Pathak is aware that prior to him, similar attempts to reform Desar have been made, in the form of two well-intentioned reformers, who failed. In 1982, the then district superintendent of police, Jayrajsinh Sarvaiyya, tried to channelise the Desariyas’ combativeness into guard work at industrial units. He had thought jobs would keep them off crime, which was not to be. Years later, D N Padhiyar, a government information officer, tried to reform Desariyas through bhajans and satang. He claims he was able to reform ‘‘60 per cent of them’’ but admits he could not ‘‘keep it going’’.

Pathak’s efforts have got mixed response from the villagers. While one group of villagers readily submit to Pathak’s zeal, the other shoves off his approaches. Of course this is mostly because Pathak has stepped into a six-year-long rivalry within the village, that began during the 1995 panchayat elections. Today, one group that lives in Amli Falia, lead by Jeevan Master, supports Pathak. But the other, led by former sarpanch Chandu Gaja Nayak, living in Jungle Falia, is suspicious of Pathak and feels he favours the other group. Each group swears it is the other that carries on with crime.The hostility is evident at a drought relief site where the two groups are working hundred metres away from each other. Padhiyar remarks, ‘‘A small spark is enough to trigger a big fight between the two groups. Unless they can be brought together, there is no hope for Desar.’’

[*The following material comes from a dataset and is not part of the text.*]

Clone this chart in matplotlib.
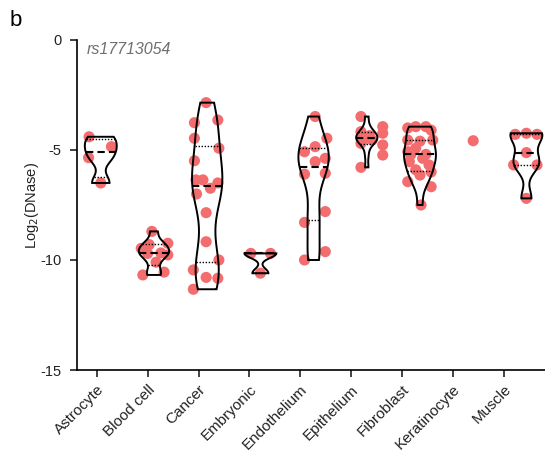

Pathak’s day is spent trying to reconcile the differences between the two groups, but with little success. Meanwhile, Chandu Gaja’s men find Pathak’s efforts to make the villagers take a pledge against liquor and meat quite meaningless. ‘‘After a hard day’s work at the relief site, liquor is what we need most,’’ asserts one of them, ‘‘and the local brew is available, pledge or no pledge.’’

Policemen, especially inspectors and the constables, dismiss efforts to reform Desar as foolish. Says M S Shah, who was an inspector in Halol from ’84 to ’87, ‘‘It’s their traditional business. They are like animals, they eat raw flesh and sleep anywhere. They won’t give up crime.’’ V K Gakhhar, a former inspector, adds, ‘‘They are criminal-minded. They just don’t want to work.’’

It is obvious that the heat of police hostility hasn’t died. Nor has the belief that Desar will never improve. Though Vadodara Superintendent of Police, Keshav Kumar supports Pathak’s initiative, he says the cases against the 56 Desariyas who are wanted will not be withdrawn: ‘‘In any case they are very difficult to arrest. The law will take its own course. We are supporting Pathak because we hope some of the criminals will surrender.’’

But for now, the village seems to have accepted Pathak. On an elevation near the dirt track to Desar, a group of villagers are building him a hut made of bark-stripped timber, bleached a pale grey in the sun. From the track, the only motorable approach to Desar, it is the only sign of habitation in the area. The incomplete hut and its timbers strikingly resemble a machan for a lookout.